[The task]: Using the listing below, copy every line that mentions "this".

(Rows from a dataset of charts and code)
----------------
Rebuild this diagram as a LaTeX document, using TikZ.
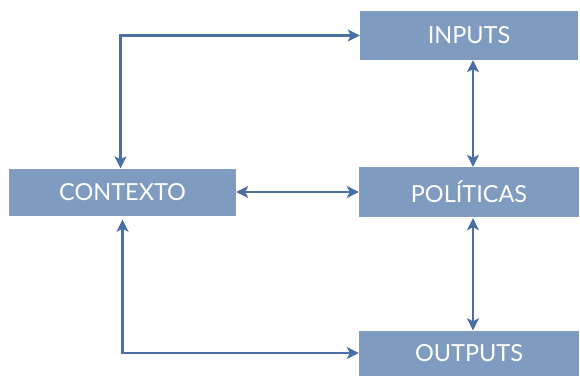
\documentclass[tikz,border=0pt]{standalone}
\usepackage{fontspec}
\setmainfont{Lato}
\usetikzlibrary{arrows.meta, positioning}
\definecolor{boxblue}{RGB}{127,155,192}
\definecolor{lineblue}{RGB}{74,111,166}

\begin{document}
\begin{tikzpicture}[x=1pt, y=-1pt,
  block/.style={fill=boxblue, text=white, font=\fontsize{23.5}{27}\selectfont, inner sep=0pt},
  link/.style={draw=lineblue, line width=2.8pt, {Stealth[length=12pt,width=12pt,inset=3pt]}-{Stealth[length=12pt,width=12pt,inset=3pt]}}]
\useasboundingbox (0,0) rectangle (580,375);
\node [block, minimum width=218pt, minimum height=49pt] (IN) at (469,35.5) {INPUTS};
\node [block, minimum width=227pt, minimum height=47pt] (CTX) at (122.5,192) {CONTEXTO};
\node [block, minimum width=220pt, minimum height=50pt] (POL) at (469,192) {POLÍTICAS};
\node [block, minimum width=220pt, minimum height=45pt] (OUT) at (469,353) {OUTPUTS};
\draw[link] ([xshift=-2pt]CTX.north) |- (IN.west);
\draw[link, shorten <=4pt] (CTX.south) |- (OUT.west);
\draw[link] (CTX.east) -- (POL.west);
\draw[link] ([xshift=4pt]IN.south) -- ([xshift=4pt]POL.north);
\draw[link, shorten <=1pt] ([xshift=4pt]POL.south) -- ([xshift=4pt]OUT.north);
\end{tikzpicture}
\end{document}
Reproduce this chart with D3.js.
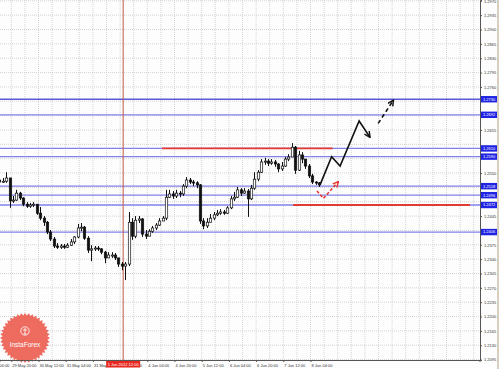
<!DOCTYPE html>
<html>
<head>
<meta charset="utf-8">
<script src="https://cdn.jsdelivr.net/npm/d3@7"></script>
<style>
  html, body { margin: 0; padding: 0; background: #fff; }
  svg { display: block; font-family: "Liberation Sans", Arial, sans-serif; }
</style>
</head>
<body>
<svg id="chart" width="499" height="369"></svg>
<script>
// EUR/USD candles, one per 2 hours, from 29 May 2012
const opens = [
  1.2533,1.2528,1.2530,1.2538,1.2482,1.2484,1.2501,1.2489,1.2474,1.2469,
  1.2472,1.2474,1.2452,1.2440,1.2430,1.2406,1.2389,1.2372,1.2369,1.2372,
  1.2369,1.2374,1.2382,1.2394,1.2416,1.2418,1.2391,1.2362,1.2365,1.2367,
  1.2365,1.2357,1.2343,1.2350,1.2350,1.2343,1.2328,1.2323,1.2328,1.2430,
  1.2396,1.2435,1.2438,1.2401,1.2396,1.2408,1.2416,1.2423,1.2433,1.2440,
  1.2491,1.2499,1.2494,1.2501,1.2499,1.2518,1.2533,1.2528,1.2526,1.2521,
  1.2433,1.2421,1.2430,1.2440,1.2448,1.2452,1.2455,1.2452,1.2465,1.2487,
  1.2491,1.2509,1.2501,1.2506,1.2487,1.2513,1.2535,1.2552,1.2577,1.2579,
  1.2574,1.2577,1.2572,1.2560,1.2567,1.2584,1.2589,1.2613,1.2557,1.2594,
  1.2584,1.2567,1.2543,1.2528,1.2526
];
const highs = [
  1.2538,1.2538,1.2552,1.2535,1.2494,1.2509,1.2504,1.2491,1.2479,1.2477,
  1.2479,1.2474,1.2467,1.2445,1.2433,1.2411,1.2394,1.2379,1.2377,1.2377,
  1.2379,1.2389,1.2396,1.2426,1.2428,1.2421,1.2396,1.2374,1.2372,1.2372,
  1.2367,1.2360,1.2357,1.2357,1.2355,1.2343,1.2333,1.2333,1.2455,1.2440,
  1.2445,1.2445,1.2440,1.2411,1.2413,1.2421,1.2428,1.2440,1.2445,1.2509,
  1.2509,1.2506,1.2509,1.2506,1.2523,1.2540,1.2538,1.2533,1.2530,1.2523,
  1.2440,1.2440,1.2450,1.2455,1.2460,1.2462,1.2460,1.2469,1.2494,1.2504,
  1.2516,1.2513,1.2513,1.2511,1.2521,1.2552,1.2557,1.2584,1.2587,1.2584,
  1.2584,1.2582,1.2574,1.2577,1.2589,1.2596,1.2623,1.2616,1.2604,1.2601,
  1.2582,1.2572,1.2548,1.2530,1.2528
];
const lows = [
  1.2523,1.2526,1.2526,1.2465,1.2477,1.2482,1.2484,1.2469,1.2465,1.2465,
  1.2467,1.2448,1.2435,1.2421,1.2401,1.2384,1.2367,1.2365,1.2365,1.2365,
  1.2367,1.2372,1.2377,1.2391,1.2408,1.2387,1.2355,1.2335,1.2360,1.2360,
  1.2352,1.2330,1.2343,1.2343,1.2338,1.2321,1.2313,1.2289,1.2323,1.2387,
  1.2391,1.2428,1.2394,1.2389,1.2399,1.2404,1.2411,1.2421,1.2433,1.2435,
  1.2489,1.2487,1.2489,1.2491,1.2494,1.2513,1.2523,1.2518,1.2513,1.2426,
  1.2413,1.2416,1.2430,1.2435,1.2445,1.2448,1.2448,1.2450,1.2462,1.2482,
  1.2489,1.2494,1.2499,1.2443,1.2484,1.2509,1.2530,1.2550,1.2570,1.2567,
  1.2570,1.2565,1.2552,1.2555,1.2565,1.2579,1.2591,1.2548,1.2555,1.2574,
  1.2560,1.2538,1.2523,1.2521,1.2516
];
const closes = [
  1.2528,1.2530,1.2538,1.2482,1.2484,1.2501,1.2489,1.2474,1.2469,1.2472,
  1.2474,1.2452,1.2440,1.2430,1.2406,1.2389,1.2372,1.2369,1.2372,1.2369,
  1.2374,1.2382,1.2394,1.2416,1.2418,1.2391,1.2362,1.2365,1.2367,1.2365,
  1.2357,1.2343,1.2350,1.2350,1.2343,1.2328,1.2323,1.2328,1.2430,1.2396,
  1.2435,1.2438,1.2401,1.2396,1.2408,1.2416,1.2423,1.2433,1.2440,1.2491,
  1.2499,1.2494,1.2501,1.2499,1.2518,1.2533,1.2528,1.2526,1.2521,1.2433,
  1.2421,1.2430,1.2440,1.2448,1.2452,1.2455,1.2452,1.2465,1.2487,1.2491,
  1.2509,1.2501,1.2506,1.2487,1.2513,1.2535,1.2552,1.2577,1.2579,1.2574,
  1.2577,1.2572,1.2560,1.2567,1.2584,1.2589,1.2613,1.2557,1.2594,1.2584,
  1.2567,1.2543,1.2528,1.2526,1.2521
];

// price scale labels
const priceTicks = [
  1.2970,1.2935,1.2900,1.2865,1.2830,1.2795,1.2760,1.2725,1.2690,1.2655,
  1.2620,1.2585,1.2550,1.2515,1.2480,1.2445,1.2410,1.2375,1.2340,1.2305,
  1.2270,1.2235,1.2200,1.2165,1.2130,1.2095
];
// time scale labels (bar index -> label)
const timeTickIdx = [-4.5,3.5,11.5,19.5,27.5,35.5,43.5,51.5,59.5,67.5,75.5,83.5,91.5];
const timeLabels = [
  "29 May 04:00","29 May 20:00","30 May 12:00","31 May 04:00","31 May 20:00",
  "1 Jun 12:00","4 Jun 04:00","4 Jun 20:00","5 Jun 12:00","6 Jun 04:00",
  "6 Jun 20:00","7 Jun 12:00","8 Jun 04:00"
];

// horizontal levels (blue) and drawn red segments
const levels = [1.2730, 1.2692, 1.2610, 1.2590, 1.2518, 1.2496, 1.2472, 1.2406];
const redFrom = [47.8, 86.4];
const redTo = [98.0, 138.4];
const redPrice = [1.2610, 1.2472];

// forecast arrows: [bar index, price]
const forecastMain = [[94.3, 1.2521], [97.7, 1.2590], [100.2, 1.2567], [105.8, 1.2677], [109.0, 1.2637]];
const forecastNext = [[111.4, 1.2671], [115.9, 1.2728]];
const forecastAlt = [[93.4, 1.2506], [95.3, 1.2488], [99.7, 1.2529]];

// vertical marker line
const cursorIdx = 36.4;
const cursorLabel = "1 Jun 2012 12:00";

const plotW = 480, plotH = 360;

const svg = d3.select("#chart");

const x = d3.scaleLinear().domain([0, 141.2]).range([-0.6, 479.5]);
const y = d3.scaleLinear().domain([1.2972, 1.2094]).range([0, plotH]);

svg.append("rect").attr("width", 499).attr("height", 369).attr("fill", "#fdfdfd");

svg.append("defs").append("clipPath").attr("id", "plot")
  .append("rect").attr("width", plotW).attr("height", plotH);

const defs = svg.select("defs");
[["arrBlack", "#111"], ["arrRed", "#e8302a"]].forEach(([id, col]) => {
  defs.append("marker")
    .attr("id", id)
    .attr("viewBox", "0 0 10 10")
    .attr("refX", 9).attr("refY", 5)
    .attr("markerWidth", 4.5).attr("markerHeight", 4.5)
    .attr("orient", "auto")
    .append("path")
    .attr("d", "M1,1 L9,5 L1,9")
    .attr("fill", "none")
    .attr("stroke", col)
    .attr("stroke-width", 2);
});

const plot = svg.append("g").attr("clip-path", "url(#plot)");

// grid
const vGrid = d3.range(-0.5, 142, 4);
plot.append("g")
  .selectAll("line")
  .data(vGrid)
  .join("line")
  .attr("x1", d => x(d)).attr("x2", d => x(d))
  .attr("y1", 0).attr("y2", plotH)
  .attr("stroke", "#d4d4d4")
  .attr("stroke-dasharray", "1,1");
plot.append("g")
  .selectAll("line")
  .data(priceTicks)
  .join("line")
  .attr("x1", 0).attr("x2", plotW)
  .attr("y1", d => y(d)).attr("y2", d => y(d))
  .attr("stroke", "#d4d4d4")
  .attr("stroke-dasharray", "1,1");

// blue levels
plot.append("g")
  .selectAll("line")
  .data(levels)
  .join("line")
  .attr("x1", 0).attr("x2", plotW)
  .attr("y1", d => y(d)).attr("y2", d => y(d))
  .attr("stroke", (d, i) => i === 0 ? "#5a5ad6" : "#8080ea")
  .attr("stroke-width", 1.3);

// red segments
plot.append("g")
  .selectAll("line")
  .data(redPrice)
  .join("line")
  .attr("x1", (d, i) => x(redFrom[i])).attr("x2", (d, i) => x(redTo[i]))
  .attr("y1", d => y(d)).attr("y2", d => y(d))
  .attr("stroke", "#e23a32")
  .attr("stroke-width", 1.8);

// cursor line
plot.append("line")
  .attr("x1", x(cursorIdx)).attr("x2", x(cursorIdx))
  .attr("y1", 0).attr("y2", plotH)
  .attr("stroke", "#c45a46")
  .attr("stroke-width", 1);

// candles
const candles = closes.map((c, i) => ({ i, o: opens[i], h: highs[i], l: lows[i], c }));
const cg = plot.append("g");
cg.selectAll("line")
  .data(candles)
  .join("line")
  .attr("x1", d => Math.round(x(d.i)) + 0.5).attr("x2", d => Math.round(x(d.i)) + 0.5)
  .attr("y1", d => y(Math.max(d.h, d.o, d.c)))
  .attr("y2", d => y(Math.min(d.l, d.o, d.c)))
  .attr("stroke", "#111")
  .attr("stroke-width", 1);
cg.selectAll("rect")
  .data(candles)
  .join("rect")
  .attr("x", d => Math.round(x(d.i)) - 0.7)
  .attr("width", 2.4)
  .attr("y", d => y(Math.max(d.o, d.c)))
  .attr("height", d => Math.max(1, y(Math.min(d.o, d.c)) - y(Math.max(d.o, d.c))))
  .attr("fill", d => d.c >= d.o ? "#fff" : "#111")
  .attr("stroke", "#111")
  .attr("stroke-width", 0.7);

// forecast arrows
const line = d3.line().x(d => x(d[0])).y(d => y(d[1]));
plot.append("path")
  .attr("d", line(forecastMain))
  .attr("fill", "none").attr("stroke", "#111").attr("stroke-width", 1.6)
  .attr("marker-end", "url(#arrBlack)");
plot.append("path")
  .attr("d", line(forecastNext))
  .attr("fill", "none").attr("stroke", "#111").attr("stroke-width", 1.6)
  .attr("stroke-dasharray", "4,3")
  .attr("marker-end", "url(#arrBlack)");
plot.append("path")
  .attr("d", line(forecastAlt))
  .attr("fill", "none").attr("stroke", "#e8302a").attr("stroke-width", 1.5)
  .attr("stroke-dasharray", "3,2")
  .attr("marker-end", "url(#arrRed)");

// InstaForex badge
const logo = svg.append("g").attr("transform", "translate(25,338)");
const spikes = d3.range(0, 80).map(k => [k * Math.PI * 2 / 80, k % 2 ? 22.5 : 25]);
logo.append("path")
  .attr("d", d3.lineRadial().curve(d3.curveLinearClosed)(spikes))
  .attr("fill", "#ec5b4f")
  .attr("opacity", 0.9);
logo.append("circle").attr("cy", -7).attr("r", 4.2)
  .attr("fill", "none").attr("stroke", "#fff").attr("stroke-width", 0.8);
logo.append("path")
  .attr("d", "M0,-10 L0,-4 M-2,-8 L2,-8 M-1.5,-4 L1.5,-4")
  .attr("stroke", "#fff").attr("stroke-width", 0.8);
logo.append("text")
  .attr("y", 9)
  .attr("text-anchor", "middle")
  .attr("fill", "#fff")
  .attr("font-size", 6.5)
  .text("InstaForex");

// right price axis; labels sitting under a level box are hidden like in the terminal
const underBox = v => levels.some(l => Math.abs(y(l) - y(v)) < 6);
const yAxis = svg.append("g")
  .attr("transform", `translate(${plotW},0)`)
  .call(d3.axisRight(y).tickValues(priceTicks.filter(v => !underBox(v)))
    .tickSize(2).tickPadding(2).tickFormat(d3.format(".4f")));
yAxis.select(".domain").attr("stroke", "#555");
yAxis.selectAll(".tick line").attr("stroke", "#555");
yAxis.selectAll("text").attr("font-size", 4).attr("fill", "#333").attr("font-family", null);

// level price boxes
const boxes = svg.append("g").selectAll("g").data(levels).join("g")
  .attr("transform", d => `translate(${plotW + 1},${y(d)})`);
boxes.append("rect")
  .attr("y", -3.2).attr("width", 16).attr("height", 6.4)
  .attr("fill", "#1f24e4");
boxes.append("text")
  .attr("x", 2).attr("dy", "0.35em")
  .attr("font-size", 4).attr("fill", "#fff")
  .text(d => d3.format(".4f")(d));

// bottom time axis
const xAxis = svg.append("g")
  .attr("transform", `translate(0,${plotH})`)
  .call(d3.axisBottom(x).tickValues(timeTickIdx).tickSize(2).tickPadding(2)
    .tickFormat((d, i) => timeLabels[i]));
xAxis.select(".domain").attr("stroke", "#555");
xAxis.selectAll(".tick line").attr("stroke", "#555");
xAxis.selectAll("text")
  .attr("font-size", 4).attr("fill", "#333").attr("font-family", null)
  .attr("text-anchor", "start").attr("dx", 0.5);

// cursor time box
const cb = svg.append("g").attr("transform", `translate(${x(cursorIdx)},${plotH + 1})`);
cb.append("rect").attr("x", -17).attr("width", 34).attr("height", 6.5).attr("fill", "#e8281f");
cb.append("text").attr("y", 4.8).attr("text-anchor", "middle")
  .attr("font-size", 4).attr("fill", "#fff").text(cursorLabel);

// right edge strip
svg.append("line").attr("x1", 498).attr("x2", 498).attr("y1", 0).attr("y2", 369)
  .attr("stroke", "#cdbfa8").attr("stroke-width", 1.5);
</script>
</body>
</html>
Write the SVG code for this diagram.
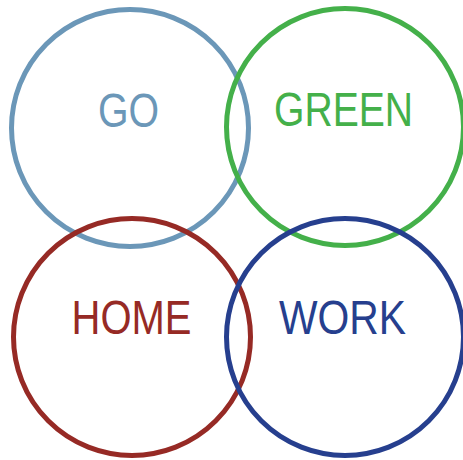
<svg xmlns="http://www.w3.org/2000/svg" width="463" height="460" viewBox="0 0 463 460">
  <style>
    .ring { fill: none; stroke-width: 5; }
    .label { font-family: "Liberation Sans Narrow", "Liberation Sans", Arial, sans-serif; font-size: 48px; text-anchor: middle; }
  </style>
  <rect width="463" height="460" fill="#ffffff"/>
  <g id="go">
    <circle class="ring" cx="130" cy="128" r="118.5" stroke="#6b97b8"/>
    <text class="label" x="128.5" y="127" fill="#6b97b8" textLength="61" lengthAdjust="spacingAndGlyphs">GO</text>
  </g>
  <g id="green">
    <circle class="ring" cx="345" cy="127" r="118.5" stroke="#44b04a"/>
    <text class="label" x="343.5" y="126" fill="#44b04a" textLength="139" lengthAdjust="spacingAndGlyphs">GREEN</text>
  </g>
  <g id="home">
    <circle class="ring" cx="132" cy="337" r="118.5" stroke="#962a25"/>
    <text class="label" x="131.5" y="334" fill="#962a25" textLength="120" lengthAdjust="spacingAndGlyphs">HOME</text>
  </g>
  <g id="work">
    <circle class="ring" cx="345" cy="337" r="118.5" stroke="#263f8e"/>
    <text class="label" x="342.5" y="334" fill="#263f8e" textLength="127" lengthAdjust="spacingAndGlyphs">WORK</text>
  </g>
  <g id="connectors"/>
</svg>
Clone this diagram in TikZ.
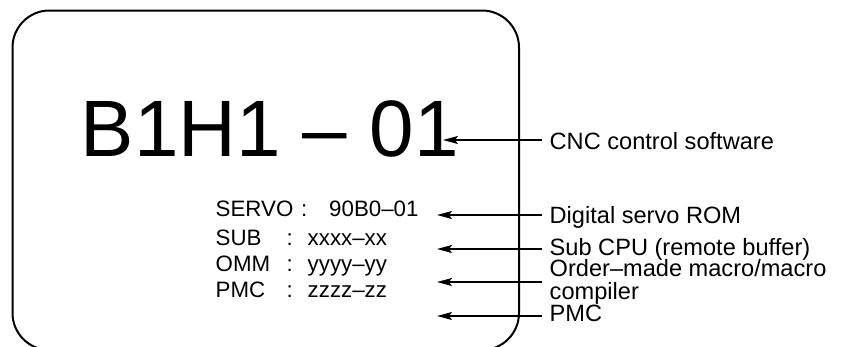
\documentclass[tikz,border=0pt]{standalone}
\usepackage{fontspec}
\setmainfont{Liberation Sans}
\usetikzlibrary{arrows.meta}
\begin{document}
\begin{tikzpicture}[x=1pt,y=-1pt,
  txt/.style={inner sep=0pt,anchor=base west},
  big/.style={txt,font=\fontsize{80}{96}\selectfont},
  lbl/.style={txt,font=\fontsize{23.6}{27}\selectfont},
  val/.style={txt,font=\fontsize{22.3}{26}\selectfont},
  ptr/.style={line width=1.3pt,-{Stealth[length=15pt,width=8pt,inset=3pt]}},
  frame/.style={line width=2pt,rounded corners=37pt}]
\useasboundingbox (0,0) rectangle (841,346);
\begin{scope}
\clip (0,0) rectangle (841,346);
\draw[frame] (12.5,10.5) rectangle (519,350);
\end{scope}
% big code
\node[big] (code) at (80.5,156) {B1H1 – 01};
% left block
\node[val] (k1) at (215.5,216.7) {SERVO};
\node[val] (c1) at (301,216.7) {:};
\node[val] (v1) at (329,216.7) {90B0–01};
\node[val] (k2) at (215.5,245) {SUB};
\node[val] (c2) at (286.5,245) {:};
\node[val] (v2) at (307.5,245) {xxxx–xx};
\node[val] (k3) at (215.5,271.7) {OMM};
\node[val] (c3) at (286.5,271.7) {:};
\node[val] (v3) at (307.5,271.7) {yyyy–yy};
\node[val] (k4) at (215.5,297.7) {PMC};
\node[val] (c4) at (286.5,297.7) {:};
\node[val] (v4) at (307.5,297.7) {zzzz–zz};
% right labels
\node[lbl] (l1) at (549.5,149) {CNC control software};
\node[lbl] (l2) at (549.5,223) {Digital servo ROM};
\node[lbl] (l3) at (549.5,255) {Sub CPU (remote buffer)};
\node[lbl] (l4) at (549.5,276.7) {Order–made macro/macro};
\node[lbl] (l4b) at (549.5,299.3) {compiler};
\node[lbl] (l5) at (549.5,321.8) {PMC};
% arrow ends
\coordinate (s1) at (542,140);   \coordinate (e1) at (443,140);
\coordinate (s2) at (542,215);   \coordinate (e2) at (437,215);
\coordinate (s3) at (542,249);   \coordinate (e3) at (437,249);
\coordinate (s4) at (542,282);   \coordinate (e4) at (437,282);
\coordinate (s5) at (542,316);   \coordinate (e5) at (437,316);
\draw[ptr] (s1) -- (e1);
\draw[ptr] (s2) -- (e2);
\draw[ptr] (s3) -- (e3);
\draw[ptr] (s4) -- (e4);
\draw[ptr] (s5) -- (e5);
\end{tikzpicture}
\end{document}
----------------
[The response]:
Rebuild this diagram as a LaTeX document, using TikZ.
Reproduce this chart with D3.js.
Write the SVG code for this diagram.
Clone this diagram in TikZ.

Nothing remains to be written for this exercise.